Nel nord della Francia, una serie di orribili delitti su alcune giovani donne viene attribuita a una misterioso assassino, battezzato “la Bestia”, che è individuato nel giovane Guillom, semplice vignaiolo dotato d’eccezionale talento per la vigna e la sua coltivazione. Sfuggito alla cattura, il giovane si rifugia nel monastero di Cîteaux diventato un centro di attrazione spirituale e lì viene accolto dal suo abate, Étienne Harding, che crede alla sua innocenza. Qui Guillom rivoluziona le tecniche di coltivazione e vinificazione della vite creando un vino di qualità eccezionale, il cui colore, rubino, sembra evocare il miracolo della Transustanziazione del Cristo. La storia si svolge via via in altre regioni della Francia con vicende nelle quali i delitti della ‘Bestia’ si intrecciano con la storia vera e vissuta, con le guerre della Francia contro la monarchia anglo-normanna e lo scontro teologico tra Bernardo di Chiaravalle e il filosofo Abelardo. Sarà il ritorno dalla crociata del fratello di Guillom a permettere di svelare il mistero di quelle morti: la ‘Bestia’ non è una sola, né i motivi di quelle uccisioni sono una mera perversione. Nella storia romanzata, oltre al vignaiolo Guillom e ad altri personaggi creati dall’autore, vi sono personaggi realmente vissuti come Étienne Harding abate di Cîteaux, Bernardo di Chiaravalle e Abelardo, a testimonianza dello studio informativo dell’autore di un romanzo che si fa leggere tutto d’un fiato: una specie di ‘giallo’ ma mai banale e scontato, e anzi ricco di annotazioni storiche affascinanti e spesso sconosciute.

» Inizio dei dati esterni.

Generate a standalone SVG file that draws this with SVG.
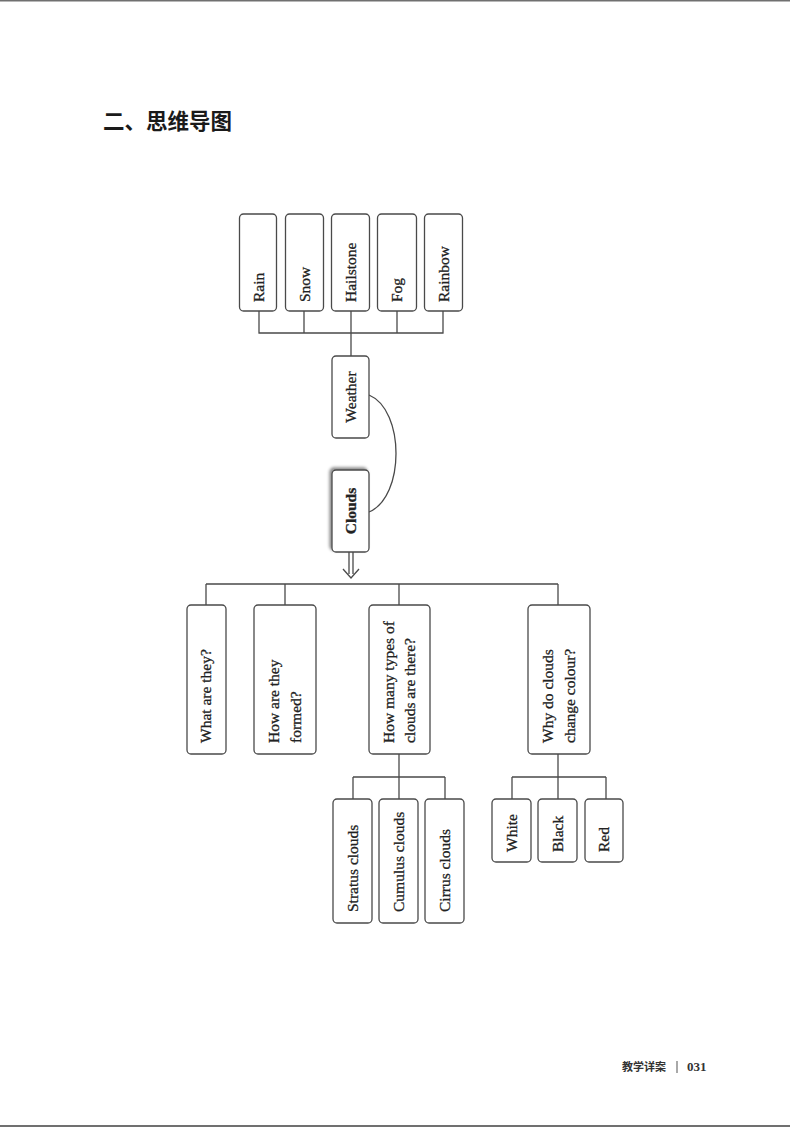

Lo sfondo del romanzo resta quello, confessato come genuina passione del suo autore, di gettare luce su alcune parcelle territoriali da cui i monaci benedettini  (e circestensi) diedero inizio alla lenta acquisizione ‘manuale’ (Ora et labora) dedicata alla coltivazione della vite e destinata a entrare nel mito. Nacque infatti da lì, e in quel preciso contesto storico, la coltivazione della vite e quindi la degustazione dei grandi vini europei che ancora oggi noi beviamo e gustiamo non solo da chi se ne intende.